In the political fight of his life, Obama has been putting his energy and emphasis almost exclusively on the can’t-we-all-just-get along aspect of his message, in a desperate bid to pass a bill – any bill – that he can spin as an alleged victory, even if represents right-center policies and politics.

With Democrats in the rare position of controlling the White House and both houses of Congress, however, he needs to stop singing kumbaya and start busting some heads by fighting fiercely for the populist – and, yes, partisan – principles that led millions to support the progressive promises of his campaign. And that means taking on, not just the other party, but some of the obstructionist Senators in his own party…

Obama’s we’re-all-in-it-together action, in place of a principled fight, has simultaneously succeeded in emboldening his Republican enemies and alienating his progressive base, in the name of imaginary bipartisanship and placating the self-absorbed Lieberman-Nelson-Snowe “centrist” axis, whose members keep dumping on him from a great height for his trouble.

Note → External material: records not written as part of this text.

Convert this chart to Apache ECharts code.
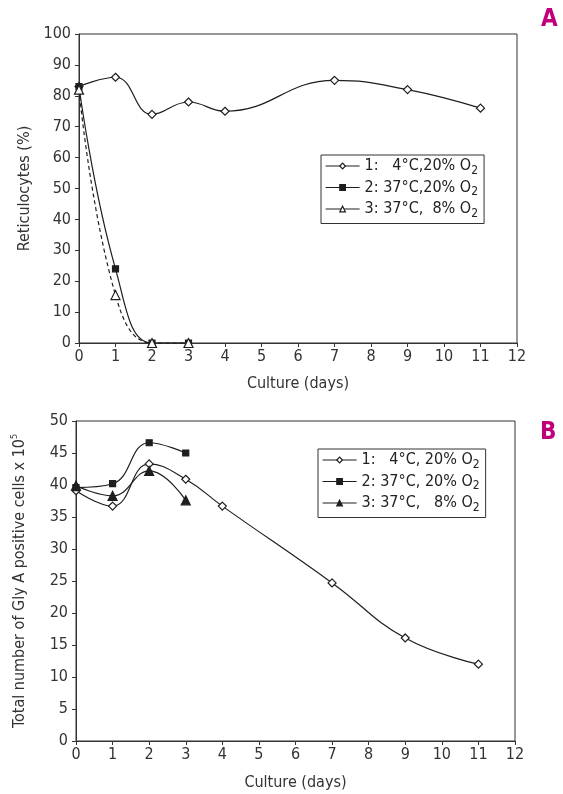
<!DOCTYPE html>
<html>
<head>
<meta charset="utf-8">
<script src="https://cdn.jsdelivr.net/npm/echarts@6/dist/echarts.min.js"></script>
<style>
  html, body { margin: 0; padding: 0; background: #fff; }
  #chart { width: 563px; height: 794px; }
</style>
</head>
<body>
<div id="chart"></div>
<script>
// panel A : reticulocytes (%)
var daysA1 = [0, 1, 2, 3, 4, 7, 9, 11];
var reticA1 = [83, 86, 74, 78, 75, 85, 82, 76];
var daysA23 = [0, 1, 2, 3];
var reticA2 = [83, 24, 0, 0];
var reticA3 = [82, 15.5, 0, 0];
var namesA = ['1:   4°C,20% O2', '2: 37°C,20% O2', '3: 37°C,  8% O2'];

// panel B : Gly A positive cells x 10^5
var daysB1 = [0, 1, 2, 3, 4, 7, 9, 11];
var glyB1 = [39.1, 36.7, 43.3, 40.9, 36.7, 24.7, 16.1, 12];
var daysB23 = [0, 1, 2, 3];
var glyB2 = [39.6, 40.2, 46.6, 45];
var glyB3 = [39.9, 38.3, 42.2, 37.6];
var namesB = ['1:   4°C, 20% O2', '2: 37°C, 20% O2', '3: 37°C,   8% O2'];

var FONT = "'Liberation Sans Narrow', 'DejaVu Sans Condensed', 'Roboto', sans-serif";
var INK = '#1e1e1e';

function pairs(xs, ys) {
    return xs.map(function (x, i) { return [x, ys[i]]; });
}

/**
 * 线条系列
 */
function lineSeries(name, idx, xs, ys, symbol, size, filled, dashed) {
    return {
        name: name,
        type: 'line',
        xAxisIndex: idx,
        yAxisIndex: idx,
        data: pairs(xs, ys),
        smooth: 0.45,
        symbol: symbol,
        symbolSize: size,
        showAllSymbol: true,
        lineStyle: { color: INK, width: 1.2, type: dashed ? [4, 3] : 'solid' },
        itemStyle: { color: filled ? INK : '#fff', borderColor: INK, borderWidth: 1.2 },
        emphasis: { disabled: true },
        z: 3
    };
}

function xAxis(idx, gap) {
    return {
        type: 'value', gridIndex: idx, min: 0, max: 12, interval: 1,
        name: 'Culture (days)', nameLocation: 'middle', nameGap: gap,
        nameTextStyle: { fontFamily: FONT, fontSize: 16, color: '#333' },
        axisLine: { show: true, lineStyle: { color: '#333', width: 1 } },
        axisTick: { show: true, inside: false, length: 4, lineStyle: { color: '#333' } },
        axisLabel: { fontFamily: FONT, fontSize: 16, color: '#333', margin: 6 },
        splitLine: { show: false }
    };
}

function yAxis(idx, max, step, name, gap) {
    return {
        type: 'value', gridIndex: idx, min: 0, max: max, interval: step,
        name: name, nameLocation: 'middle', nameGap: gap, nameRotate: 90,
        nameTextStyle: {
            fontFamily: FONT, fontSize: 16, color: '#333',
            rich: { sup: { fontFamily: FONT, fontSize: 9, color: '#333', padding: [0, 0, 10, 0] } }
        },
        axisLine: { show: true, lineStyle: { color: '#333', width: 1 } },
        axisTick: { show: true, inside: false, length: 4, lineStyle: { color: '#333' } },
        axisLabel: { fontFamily: FONT, fontSize: 16, color: '#333', margin: 8 },
        splitLine: { show: false }
    };
}

// fills: marker fill per legend row
function legend(names, fills, left, top, width) {
    return {
        data: names.map(function (n, i) {
            return {
                name: n,
                lineStyle: { type: 'solid', width: 1.2, color: INK },
                itemStyle: { color: fills[i], borderColor: INK, borderWidth: 1.2 }
            };
        }),
        orient: 'vertical',
        left: left,
        top: top,
        width: width,
        itemWidth: 34,
        itemHeight: 7,
        itemGap: 3,
        padding: [3, 6, 4, 4],
        borderColor: '#333',
        borderWidth: 1,
        backgroundColor: '#fff',
        selectedMode: false,
        textStyle: {
            fontFamily: FONT, fontSize: 16, color: '#222',
            rich: {
                t: { fontFamily: FONT, fontSize: 16, color: '#222' },
                sub: { fontFamily: FONT, fontSize: 12, color: '#222', padding: [9, 0, 0, 0] }
            }
        },
        formatter: function (n) {
            return '{t|' + n.slice(0, -1) + '}{sub|' + n.slice(-1) + '}';
        }
    };
}

var chart = echarts.init(document.getElementById('chart'));
var option = {
    animation: false,
    backgroundColor: '#fff',
    grid: [
        { left: 79, top: 34, width: 438, height: 309, show: true, borderColor: '#333', borderWidth: 1 },
        { left: 76, top: 421, width: 439, height: 320, show: true, borderColor: '#333', borderWidth: 1 }
    ],
    xAxis: [xAxis(0, 33), xAxis(1, 34)],
    yAxis: [
        yAxis(0, 100, 10, 'Reticulocytes (%)', 39),
        yAxis(1, 50, 5, 'Total number of Gly A positive cells x 10{sup|5}', 47)
    ],
    legend: [
        legend(namesA, ['#fff', INK, '#fff'], 321, 155, 170),
        legend(namesB, ['#fff', INK, INK], 318, 449, 175)
    ],
    graphic: [
        { type: 'text', left: 541, top: 8, style: { text: 'A', fontFamily: FONT, fontWeight: 'bold', fontSize: 24, fill: '#c0007a' } },
        { type: 'text', left: 540, top: 421, style: { text: 'B', fontFamily: FONT, fontWeight: 'bold', fontSize: 24, fill: '#c0007a' } }
    ],
    series: [
        lineSeries(namesA[0], 0, daysA1, reticA1, 'diamond', 8, false, false),
        lineSeries(namesA[1], 0, daysA23, reticA2, 'rect', 6, true, false),
        lineSeries(namesA[2], 0, daysA23, reticA3, 'triangle', 9, false, true),
        lineSeries(namesB[0], 1, daysB1, glyB1, 'diamond', 8, false, false),
        lineSeries(namesB[1], 1, daysB23, glyB2, 'rect', 6, true, false),
        lineSeries(namesB[2], 1, daysB23, glyB3, 'triangle', 9, true, false)
    ]
};
chart.setOption(option);

window.addEventListener('resize', function () {
    chart.resize();
});
</script>
</body>
</html>
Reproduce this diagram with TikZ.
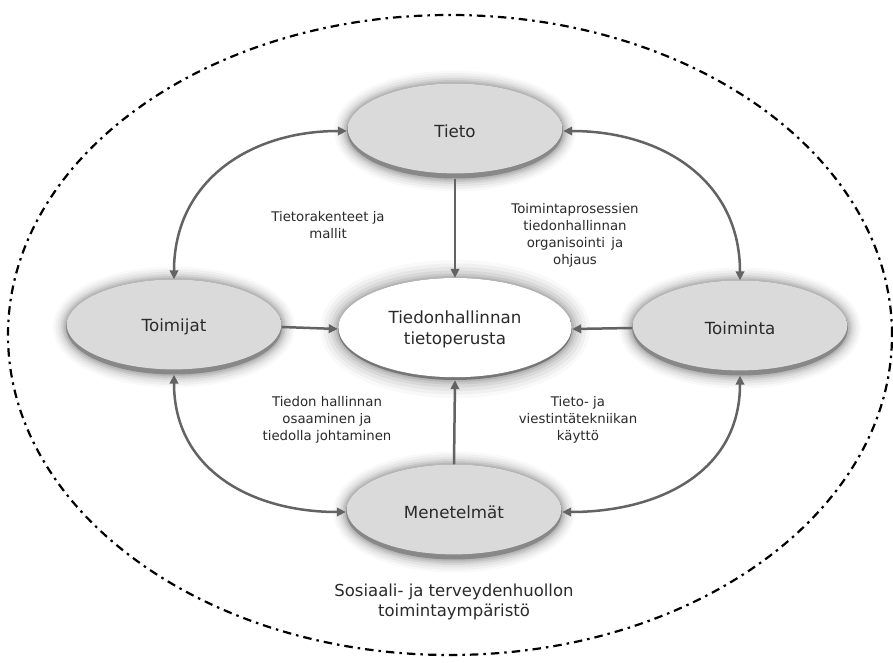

What’s even more troubling is the suspicion that Obama’s kumbaya strategy was timid by design, aimed at avoiding any effort to make real change in the status quo, viewing process as more important than  policy. As Rep. Anthony Wiener, the most articulate  champion of substantive health reform, told Politico:

This has been a fairly transactional presidency, and the president did nothing to insulate himself from the compromises — which were inevitable — by making it clear at the outset what his values were on some of these important issues. While being transactional may help you get through the days in Washington and get things on the scoreboard, it creates a weird disconnect that most people in the country don’t know what you want and don’t feel they should rally to your side.

In a pair of must-read pieces, here and here, Salon’s Glenn Greenwald makes the case that, after the massive Wall Street bail-outs, abdicating to Goldman Sachs and wimping out on credit card reform, Obama with health care has now fully revealed hiobamapostermself as a triangulating advocate of corporate power,  his soaring populist rhetoric be damned.

As was painfully predictable all along, the final bill will not have any form of public option, nor will it include the wildly popular expansion of Medicare coverage. Obama supporters are eager to depict the White House as nothing more than a helpless victim in all of this — the President so deeply wanted a more progressive bill but was sadly thwarted in his noble efforts by those inhumane, corrupt Congressional “centrists.”

Right. The evidence was overwhelming from the start that the White House was not only indifferent, but opposed, to the provisions most important to progressives. The administration is getting the bill which they, more or less, wanted from the start — the one that is a huge boon to the health insurance and pharmaceutical industry.

So whether by incompetence or design, the White House has left health reform advocates (boy is Ted Kennedy missed) with little choice but to support badly flawed legislation, an argument summed up in Biden’s op-ed: “I share the frustration of other progressives that the Senate bill does not include a public option. But I’ve been around a long time, and I know that in Washington big changes never emerge in perfect form.”

Not exactly change we can believe in.